Lee was City's top scorer for four seasons in a row from 1969 until 1973, including 35 during the 1971/72 campaign alone - that tally did include a record number of 15 penalties. But it was from the spot that he had netted the winner when City beat Gornik Zabrze of Poland to claim the club's first ever European trophy - and their last until Guardiola's class of '23.
Like Bell, Lee was a member of Sir Alf Ramsey's England World Cup in 1970, although he went on to leave City relatively early, joining Derby County in 1974 and winning another title there.

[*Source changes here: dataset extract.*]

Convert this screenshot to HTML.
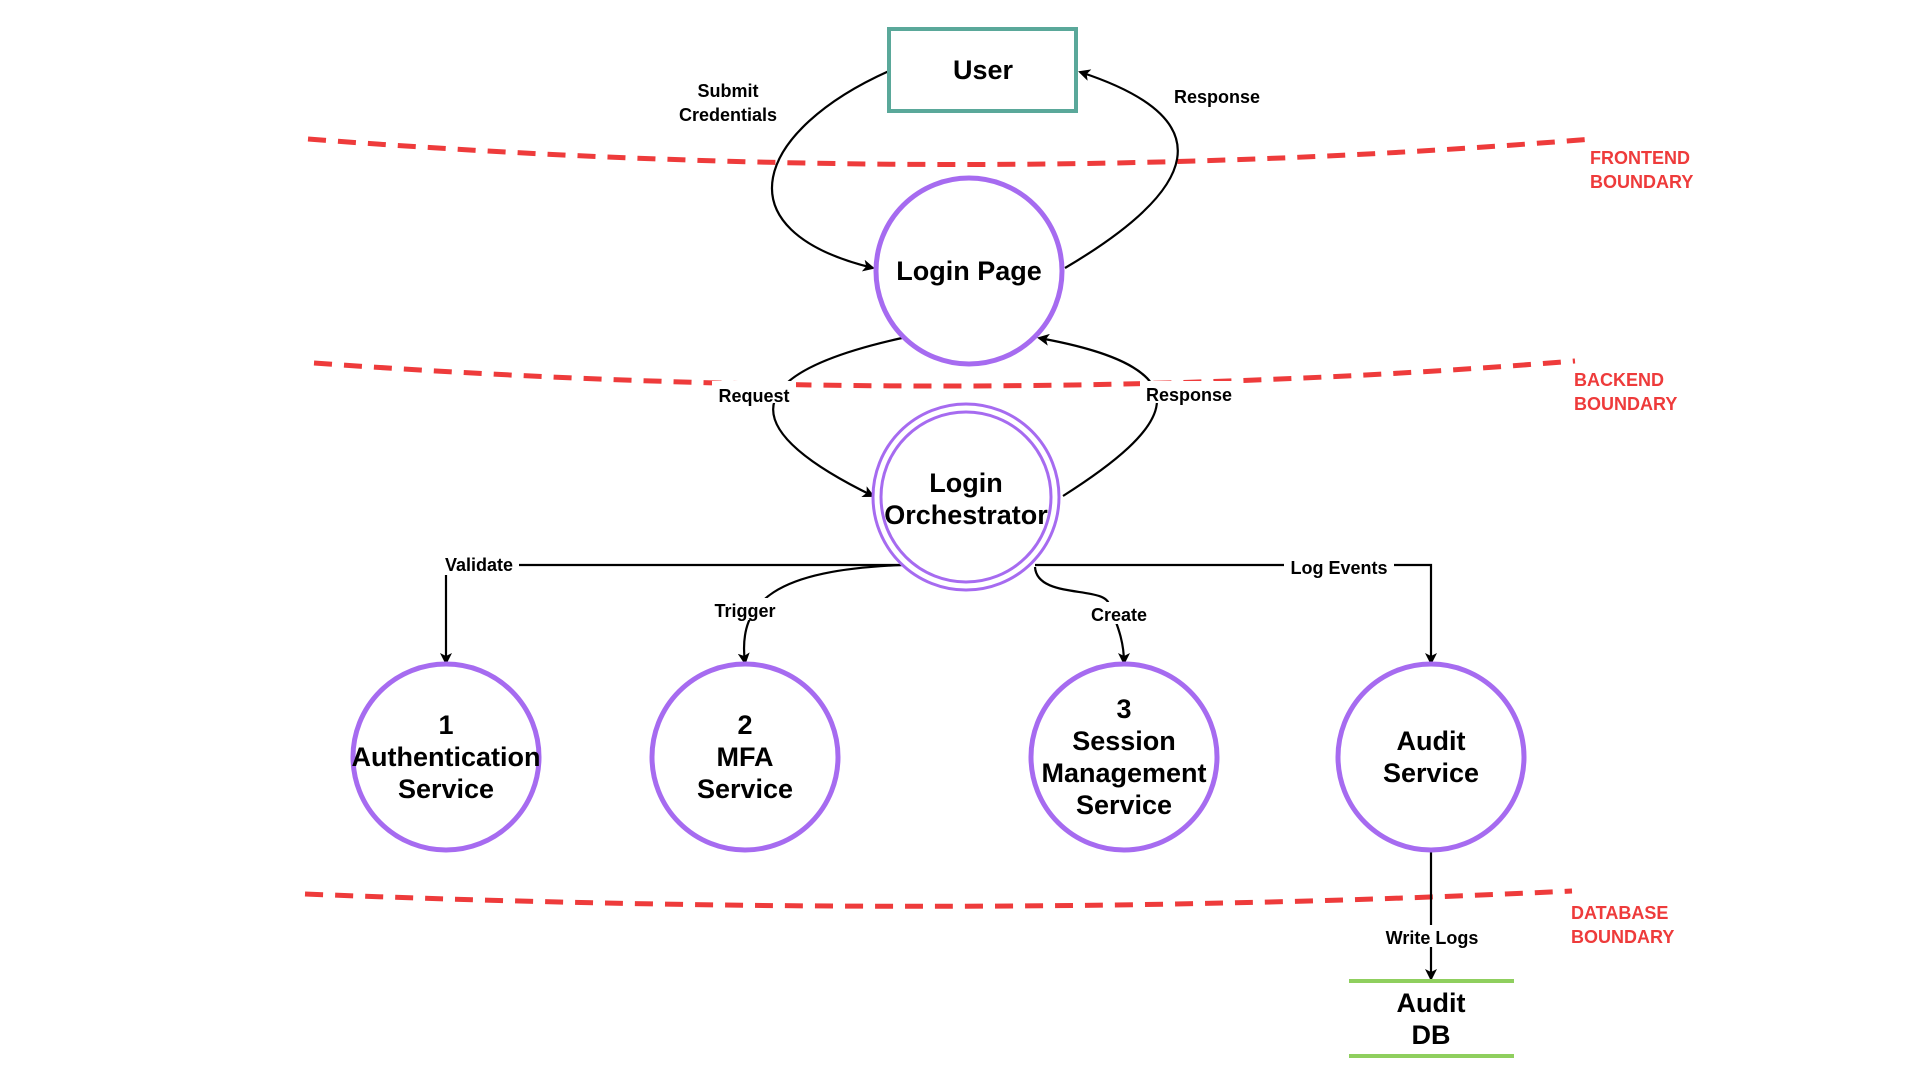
<!DOCTYPE html>
<html><head><meta charset="utf-8"><style>
html,body{margin:0;padding:0;background:#fff;}
svg{display:block;}
text{font-family:"Liberation Sans",Arial,sans-serif;font-weight:bold;}
</style></head><body>
<svg width="1920" height="1080" viewBox="0 0 1920 1080" xmlns="http://www.w3.org/2000/svg">
<defs>
<marker id="a" markerWidth="12" markerHeight="12" refX="10" refY="6" orient="auto" markerUnits="userSpaceOnUse">
<path d="M0,0 L12,6 L0,12 L3,6 Z" fill="#000"/></marker>
</defs>
<g fill="none" stroke="#ee3b3b" stroke-width="5" stroke-dasharray="18,12">
<path d="M308,139 Q968,190 1592,139"/>
<path d="M314,363 Q968,410 1575,361"/>
<path d="M305,894 Q968,920 1572,891"/>
</g>
<g fill="#ee3b3b" font-size="18">
<text x="1590" y="164">FRONTEND</text><text x="1590" y="188">BOUNDARY</text>
<text x="1574" y="386">BACKEND</text><text x="1574" y="410">BOUNDARY</text>
<text x="1571" y="919">DATABASE</text><text x="1571" y="943">BOUNDARY</text>
</g>
<g fill="none" stroke="#000" stroke-width="2.2">
<path d="M889,71 C757,130 717,230 873,268" marker-end="url(#a)"/>
<path d="M1065,268 C1197,190 1227,120 1080,72" marker-end="url(#a)"/>
<path d="M902,338 C757,370 717,420 873,496" marker-end="url(#a)"/>
<path d="M1063,496 C1167,430 1217,370 1039,338" marker-end="url(#a)"/>
<path d="M902,565 L446,565 L446,663" marker-end="url(#a)"/>
<path d="M1035,565 L1431,565 L1431,663" marker-end="url(#a)"/>
<path d="M902,565 C777,570 737,600 745,663" marker-end="url(#a)"/>
<path d="M1035,567 C1037,600 1107,585 1109,605 C1120,630 1124,645 1124,663" marker-end="url(#a)"/>
<path d="M1431,851 L1431,979" marker-end="url(#a)"/>
</g>
<g font-size="18" text-anchor="middle" fill="#000">
<rect x="673" y="78" width="112" height="48" fill="#fff"/>
<text x="728" y="97">Submit</text><text x="728" y="121">Credentials</text>
<text x="1217" y="103">Response</text>
<rect x="712" y="381" width="84" height="22" fill="#fff"/>
<text x="754" y="402">Request</text>
<rect x="1140" y="381" width="98" height="22" fill="#fff"/>
<text x="1189" y="401">Response</text>
<rect x="439" y="553" width="80" height="22" fill="#fff"/>
<text x="479" y="571">Validate</text>
<rect x="1284" y="556" width="110" height="22" fill="#fff"/>
<text x="1339" y="574">Log Events</text>
<rect x="709" y="598" width="72" height="22" fill="#fff"/>
<text x="745" y="617">Trigger</text>
<rect x="1086" y="602" width="66" height="22" fill="#fff"/>
<text x="1119" y="621">Create</text>
<rect x="1377" y="925" width="110" height="22" fill="#fff"/>
<text x="1432" y="944">Write Logs</text>
</g>
<rect x="889" y="29" width="187" height="82" fill="#fff" stroke="#5aa89a" stroke-width="4"/>
<g fill="#fff" stroke="#a66bf0" stroke-width="5">
<circle cx="969" cy="271" r="93"/>
<circle cx="446" cy="757" r="93"/>
<circle cx="745" cy="757" r="93"/>
<circle cx="1124" cy="757" r="93"/>
<circle cx="1431" cy="757" r="93"/>
</g>
<g fill="#fff" stroke="#a66bf0" stroke-width="3">
<circle cx="966" cy="497" r="93"/>
<circle cx="966" cy="497" r="85"/>
</g>
<g stroke="#8fcf5e" stroke-width="4">
<line x1="1349" y1="981" x2="1514" y2="981"/>
<line x1="1349" y1="1056" x2="1514" y2="1056"/>
</g>
<g font-size="27" text-anchor="middle" fill="#000">
<text x="983" y="79">User</text>
<text x="969" y="280">Login Page</text>
<text x="966" y="492">Login</text><text x="966" y="524">Orchestrator</text>
<text x="446" y="734">1</text><text x="446" y="766">Authentication</text><text x="446" y="798">Service</text>
<text x="745" y="734">2</text><text x="745" y="766">MFA</text><text x="745" y="798">Service</text>
<text x="1124" y="718">3</text><text x="1124" y="750">Session</text><text x="1124" y="782">Management</text><text x="1124" y="814">Service</text>
<text x="1431" y="750">Audit</text><text x="1431" y="782">Service</text>
<text x="1431" y="1012">Audit</text><text x="1431" y="1044">DB</text>
</g>
</svg>
</body></html>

In retirement, long before professional footballers were richer than rich, Lee made his fortune in manufacturing toilet paper and returned to Maine Road as chairman in 1994 for a disastrous spell in charge that saw him step down, but retain his shares, with City on the brink of relegation to the third tier.

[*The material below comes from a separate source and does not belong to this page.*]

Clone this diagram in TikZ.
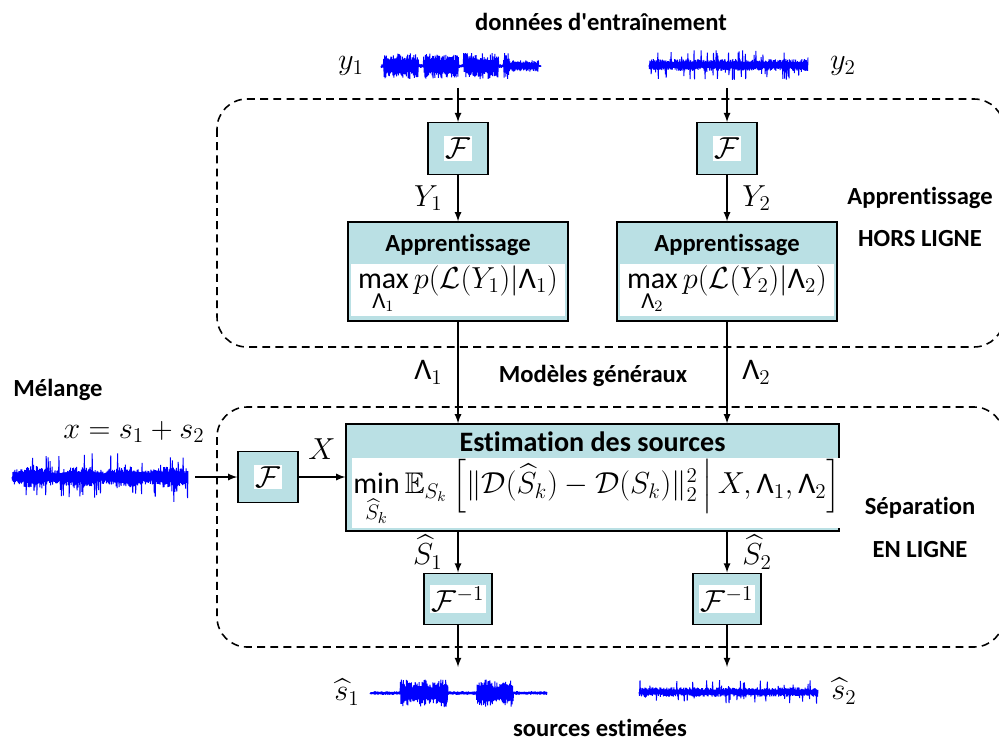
\documentclass[tikz,border=0pt]{standalone}
\usepackage{amsmath}
\usepackage{amssymb}
\usepackage[no-math]{fontspec}
\setmainfont{Carlito}[Ligatures=NoCommon]
\usetikzlibrary{positioning, arrows}
\definecolor{boxblue}{RGB}{186,224,228}
\definecolor{waveblue}{RGB}{0,0,255}
\setlength{\fboxsep}{1pt}
\newcommand{\sLam}{\text{Λ}} % sans capital lambda
\newcommand{\undersub}[1]{\mbox{\fontsize{13}{15}\selectfont$#1$}} % larger limit below max/min
% a waveform: x0, x1, y, amplitude, envelope
\newcommand{\drawwave}[5]{%
  \draw[wave] (#1,#3) \foreach \i in {1,...,360}{
    -- ({#1+\i/360*(#2-#1)}, {#3+(2*mod(\i,2)-1)*#4*(0.45+0.55*rnd)*#5(\i/360)})
  };
}
\tikzset{
    >=latex, % filled arrow heads
    block/.style={draw, fill=boxblue, line width=0.8pt}, % the blue boxes
    fourier/.style={block, minimum width=1.2cm, minimum height=1.03cm, font=\fontsize{17}{20}\selectfont},
    eqn/.style={fill=white, inner sep=1pt, font=\fontsize{17}{20}\selectfont}, % formula on white
    phase/.style={draw, dash pattern=on 4.5pt off 3pt, line width=0.9pt, rounded corners=0.6cm},
    bold/.style={font=\fontsize{14}{16}\selectfont\bfseries},
    mathlbl/.style={font=\fontsize{17}{20}\selectfont},
    wave/.style={waveblue, line width=0.55pt, line join=bevel},
    flow/.style={->, line width=0.8pt},
}

\begin{document}
\begin{tikzpicture}[x=0.02cm, y=-0.02cm,
    declare function={
      talk(\u)=(0.15+0.85*(abs(sin(\u*720))>0.2))*(1-0.55*(\u>0.8));
      talkb(\u)=0.13+0.87*((\u>0.17)*(\u<0.44)+(\u>0.6)*(\u<0.81))*(0.7+0.3*abs(sin(\u*1500)));
      clicks(\u)=0.4+0.6*(rnd>0.86);
      mixed(\u)=0.32+0.68*(rnd>0.86)+0.2*abs(sin(\u*700));
    }]
    \useasboundingbox (0,0) rectangle (999,743);
    \pgfmathsetseed{11}

    % the two phases
    \draw[phase] (217,99) rectangle (1004,347);
    \draw[phase] (217,407) rectangle (1004,647);

    % training data
    \node[bold] (train) at (601,22) {données d\textquotesingle entraînement};
    \node[mathlbl] (y1) at (351,66) {$y_1$};
    \node[mathlbl] (y2) at (843,66) {$y_2$};
    \drawwave{381}{541}{66}{13}{talk}
    \drawwave{649}{808}{65}{15}{clicks}
    \coordinate (y1out) at (458,88);
    \coordinate (y2out) at (727,88);

    \node[fourier] (F1) at (458,148.5) {\colorbox{white}{$\mathcal{F}$}};
    \node[fourier] (F2) at (727,148.5) {\colorbox{white}{$\mathcal{F}$}};

    \node[block, minimum width=4.4cm, minimum height=1.98cm] (L1) at (458,271.5) {};
    \node[bold] (L1title) at (458,245) {Apprentissage};
    \node[eqn, minimum width=4.3cm] (L1eq) at (458,290) {$\mathop{\text{max}}\limits_{\undersub{\sLam_1}} p(\mathcal{L}(Y_1)|\sLam_1)$};
    \node[block, minimum width=4.4cm, minimum height=1.98cm] (L2) at (727,271.5) {};
    \node[bold] (L2title) at (727,245) {Apprentissage};
    \node[eqn, minimum width=4.3cm] (L2eq) at (727,290) {$\mathop{\text{max}}\limits_{\undersub{\sLam_2}} p(\mathcal{L}(Y_2)|\sLam_2)$};

    \node[bold] (off1) at (920,198) {Apprentissage};
    \node[bold] (off2) at (920,239) {HORS LIGNE};

    % separation
    \node[bold] (models) at (593,376) {Modèles généraux};
    \node[bold] (mixlbl) at (58,390) {Mélange};
    \node[mathlbl] (mixeq) at (134,432) {$x=s_1+s_2$};
    \drawwave{12}{188}{477}{21}{mixed}
    \coordinate (mixout) at (195,477);
    \node[fourier] (F0) at (268,477) {\colorbox{white}{$\mathcal{F}$}};

    \node[block, minimum width=9.86cm, minimum height=2.14cm] (Est) at (592.5,477.5) {};
    \node[bold, font=\fontsize{16}{18}\selectfont\bfseries] (Esttitle) at (592.5,442) {Estimation des sources};
    \node[eqn, minimum width=9.3cm] (Esteq) at (597,493) {$\mathop{\text{min}}\limits_{\undersub{\widehat{S}_k}}\mathbb{E}_{S_k}\left[\|\mathcal{D}(\widehat{S}_k)-\mathcal{D}(S_k)\|_2^2\,\middle|\,X,\sLam_1,\sLam_2\right]$};

    \node[bold] (on1) at (920,508) {Séparation};
    \node[bold] (on2) at (920,550) {EN LIGNE};

    \node[fourier] (Fi1) at (458,599) {\colorbox{white}{$\mathcal{F}^{-1}$}};
    \node[fourier] (Fi2) at (727,599) {\colorbox{white}{$\mathcal{F}^{-1}$}};

    % estimated sources
    \coordinate (s1in) at (458,667);
    \coordinate (s2in) at (727,667);
    \node[mathlbl] (s1hat) at (347,692) {$\widehat{s}_1$};
    \node[mathlbl] (s2hat) at (844,691) {$\widehat{s}_2$};
    \drawwave{370}{547}{693}{14}{talkb}
    \drawwave{639}{818}{692}{12}{clicks}
    \node[bold] (est) at (600,728) {sources estimées};

    \draw[flow] (y1out) -- (F1);
    \draw[flow] (y2out) -- (F2);
    \draw[flow] (F1) -- node[left=5pt, mathlbl] {$Y_1$} (L1);
    \draw[flow] (F2) -- node[right=5pt, mathlbl] {$Y_2$} (L2);
    \draw[flow] (L1) -- node[left=5pt, mathlbl] {$\sLam_1$} (L1 |- Est.north);
    \draw[flow] (L2) -- node[right=5pt, mathlbl] {$\sLam_2$} (L2 |- Est.north);
    \draw[flow] (mixout) -- (F0);
    \draw[flow] (F0) -- node[above=6pt, mathlbl] {$X$} (F0 -| Est.west);
    \draw[flow] (Fi1 |- Est.south) -- node[left=5pt, mathlbl] {$\widehat{S}_1$} (Fi1);
    \draw[flow] (Fi2 |- Est.south) -- node[right=5pt, mathlbl] {$\widehat{S}_2$} (Fi2);
    \draw[flow] (Fi1) -- (s1in);
    \draw[flow] (Fi2) -- (s2in);
\end{tikzpicture}
\end{document}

Lee passed away aged 79 in 2023.
Mike Summerbee was the first of the legend trio to join City, recruited from a Swindon Town side recently relegated to the Third Division when Mercer and Allison first arrived in Manchester. He had been a Swindon regular since the age of 17 and 13 second tier goals in 1964/65 persuaded City to part with £35,000 to bring the 22-year-old winger to Maine Road.
Summerbee was a regular for ten seasons, enjoying the best year of his career as City won the First Division and playing both the FA Cup final and League Cup final triumphs in the next two years. Cruelly, an injury stopped him from also playing in the Cup Winners' Cup final.
England caps came for Summerbee in 1971, 1972 and 1973, recognition for City form that made him the club's player of the year in successive seasons in 1971/72 and 1972/73. Upon leaving Maine Road in 1974, he carried on his career for another five years with Burnley, Blackpool and Stockport County. His son, Nicky, would play for both Swindon and City in the 1990s.